Inaugurado em setembro de 2010, como parte do Centro Nacional de Pesquisa em Energia e Materiais, em Campinas, o Laboratório de Modificação do Genoma (LMG) - que Xavier coordena - foi criado para prestar um serviço essencial à ciência brasileira: a produção de modelos animais geneticamente modificados. Uma ferramenta básica para o avanço das pesquisas médicas e biológicas de diversas áreas, mas historicamente muito pouco usada no Brasil.
"Estamos falando de uma tecnologia que existe desde 1981", ressalta Xavier, referindo-se ao ano em que foram produzidos os primeiros camundongos transgênicos no mundo. Desde então, o genoma do camundongo já foi completamente sequenciado e praticamente todos os seus genes - 95% dos quais são iguais aos do homem - já foram modificados de uma forma ou de outra para a investigação de processos biológicos básicos e aplicados a doenças humanas.
Só o Laboratório Jackson, um dos maiores fornecedores de camundongos transgênicos do mundo, nos EUA, tem um catálogo com mais de 6 mil variedades e vendeu, só no ano passado, mais de 3 milhões de animais para pesquisadores de 56 países.
No Brasil, porém, a "moda" não pegou.
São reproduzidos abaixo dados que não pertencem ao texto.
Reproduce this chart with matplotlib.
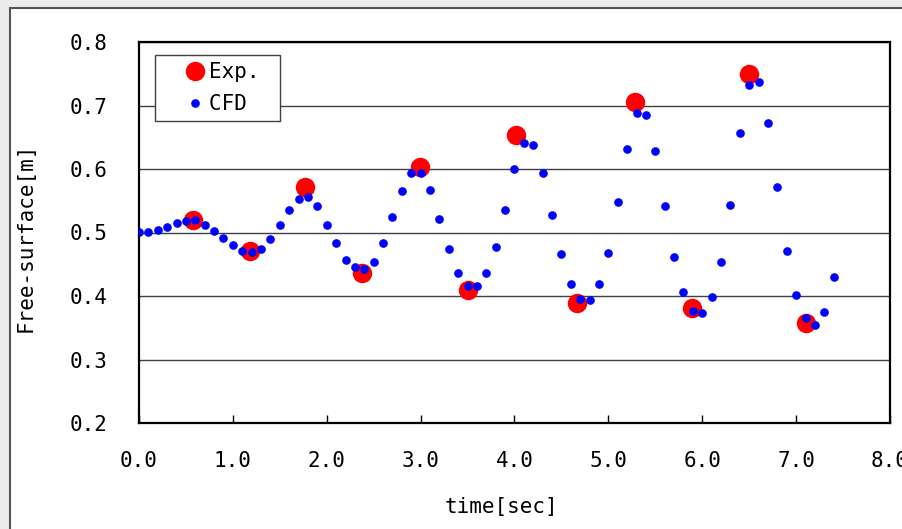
import numpy as np
import matplotlib.pyplot as plt
from matplotlib.patches import Rectangle

# 実験値 (Exp.)
exp_t = [0.58, 1.18, 1.77, 2.38, 2.99, 3.50, 4.02, 4.67, 5.28, 5.89, 6.50, 7.10]
exp_h = [0.520, 0.471, 0.571, 0.436, 0.603, 0.409, 0.653, 0.389, 0.705, 0.381, 0.750, 0.357]

# CFD結果 (0.1秒ごと)
cfd_t = [round(0.1 * i, 1) for i in range(75)]
cfd_h = [0.501, 0.501, 0.504, 0.509, 0.515, 0.518, 0.519, 0.512, 0.503, 0.492,
         0.480, 0.471, 0.469, 0.474, 0.489, 0.512, 0.535, 0.553, 0.556, 0.542,
         0.512, 0.483, 0.457, 0.445, 0.442, 0.454, 0.483, 0.524, 0.565, 0.594,
         0.594, 0.567, 0.521, 0.474, 0.436, 0.416, 0.416, 0.436, 0.477, 0.536,
         0.600, 0.641, 0.638, 0.594, 0.527, 0.466, 0.419, 0.395, 0.393, 0.419,
         0.468, 0.548, 0.632, 0.688, 0.685, 0.629, 0.541, 0.462, 0.407, 0.377,
         0.374, 0.398, 0.454, 0.544, 0.656, 0.732, 0.737, 0.673, 0.571, 0.471,
         0.401, 0.366, 0.354, 0.375, 0.430]

xticks = [0, 1, 2, 3, 4, 5, 6, 7, 8]
yticks = [0.2, 0.3, 0.4, 0.5, 0.6, 0.7, 0.8]

plt.rcParams['font.family'] = ['DejaVu Sans Mono', 'DejaVu Sans']

fig = plt.figure(figsize=(9.03, 5.29), dpi=100)
fig.patch.set_facecolor('#ececec')
# 白い枠
frame = Rectangle((10 / 903, -0.01), 1.0, 1 - 8 / 529 + 0.01,
                  transform=fig.transFigure, facecolor='white',
                  edgecolor='#555555', linewidth=1.5, zorder=-10)
fig.patches.append(frame)

ax = fig.add_axes([139 / 903, 1 - 423 / 529, 751 / 903, 381 / 529])
ax.plot(exp_t, exp_h, 'o', color='#ff0000', markersize=13, linestyle='none',
        label='Exp. ', zorder=3)
ax.plot(cfd_t, cfd_h, 'o', color='#0000ff', markersize=5.2, linestyle='none',
        label='CFD  ', zorder=4)

ax.set_xlim(0, 8)
ax.set_ylim(0.2, 0.8)
ax.set_xticks(xticks)
ax.set_xticklabels(['%.1f' % v for v in xticks])
ax.set_yticks(yticks)
ax.set_yticklabels(['%.1f' % v for v in yticks])
ax.tick_params(axis='x', direction='in', length=6, width=1, pad=20, labelsize=15)
ax.tick_params(axis='y', length=0, pad=23, labelsize=15)
ax.grid(True, axis='y', color='#404040', linewidth=1)
ax.set_axisbelow(True)
for s in ax.spines.values():
    s.set_linewidth(1.6)
    s.set_color('black')

ax.set_xlabel('time[sec]', fontsize=15)
ax.xaxis.set_label_coords(0.482, -0.195)
ax.set_ylabel('Free-surface[m]', fontsize=15)
ax.yaxis.set_label_coords(-0.138, 0.488)

leg = ax.legend(loc='upper left', bbox_to_anchor=(0.021, 0.966), borderaxespad=0,
                fontsize=15, frameon=True, fancybox=False, handlelength=3.1,
                handletextpad=-0.85, labelspacing=0.55, borderpad=0.36,
                markerscale=1.0)
leg.get_frame().set_edgecolor('#404040')
leg.get_frame().set_linewidth(1)
leg.get_frame().set_alpha(1)

plt.savefig('out.png', dpi=100)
O primeiro camundongo transgênico do País só foi produzido em 2000, na Universidade de São Paulo (USP), e mesmo depois disso nunca se estabeleceu um serviço de produção de linhagens capaz de abastecer a ciência nacional. O jeito é importar linhagens prontas (solução cara e burocrática), desenvolver linhagens próprias (inviável para a maioria dos laboratórios) ou se limitar a fazer pesquisas in vitro (solução mais simples, porém de menor impacto científico). "Definitivamente perdemos o bonde dessa tecnologia", diz Xavier. "Não só ela não foi incorporada como não se desenvolveu uma cultura de usar esses animais aqui."
O LMG foi pensado para reverter esse quadro, operando simultaneamente como centro de pesquisa e prestação de serviços, produzindo animais transgênicos customizados para pesquisadores de todo o País. Se um cientista precisa de um animal transgênico, ele faz a encomenda, fornece as especificações, o LMG produz o animal e manda para ele. Tal qual um escritório de engenharia executa um projeto para um arquiteto. Só que a engenharia, neste caso, é genética. E a arquitetura, biológica.
As duas primeiras encomendas - feitas por Lygia Pereira, da USP, e Francisco Laurindo, do Instituto do Coração (Incor) - começaram a ser produzidas neste mês. O serviço é gratuito para projetos de pesquisa pública.
Antes de abrir o balcão, porém, o LMG já produziu cerca de 50 linhagens de camundongos transgênicos, utilizando nove genes diferentes, para projetos de pesquisa internos do laboratório. Vários deles, voltados para pesquisas cardíacas, relacionadas ao desenvolvimento e ao funcionamento do coração - herança, em parte, dos 21 anos em que Xavier foi pesquisador do Incor.
Outras 15 linhagens foram importadas do Laboratório Jackson, por US$ 6,5 mil (cerca de US$ 230 por animal). O Estado presenciou a chegada das últimas quatro, no início do mês: oito camundongos em uma caixa de plástico com comida e água em forma de gel. São animais com um grau a mais de complexidade transgênica. Eles têm uma enzima no organismo que funciona como um interruptor molecular, que permite aos cientistas ligar ou desligar as modificações genéticas onde e quando desejarem. Por exemplo: só no tecido cardíaco ou só na fase adulta do animal.
A ideia é cruzar esses bichos com as linhagens customizadas do laboratório, combinando o interruptor já embutido nos pais com os genes que serão colocados no genoma dos filhos. "O bicho já vem com o interruptor, a gente só acrescenta a lâmpada", compara Xavier.
Engenharia genética. Para produzir os animais transgênicos, os cientistas injetam em seus embriões pedaços de DNA especialmente montados em laboratório (chamados "construções"), contendo o gene de interesse da pesquisa e uma série de outros códigos genéticos associados ao seu funcionamento.
Seja qual for o método aplicado, a ideia é que essa construção se integre ao genoma do embrião e passe a funcionar como se fosse parte original dele - algo como embutir um software genético no sistema operacional do bicho. Dependendo do que estiver escrito nesse software, ele pode executar uma série de funções, como inibir a ação de algum outro gene ou ordenar a superexpressão de uma proteína cuja função os cientistas desejam estudar. "O limite é a imaginação do pesquisador", diz Xavier.
Manipulações que não podem ser feitas em seres humanos. Mas que, pela semelhança genética entre homens e camundongos, podem dar contribuições diretas para o conhecimento da biologia humana e para a cura de doenças.
As ninhadas primogênitas das duas primeiras encomendas são esperadas para outubro.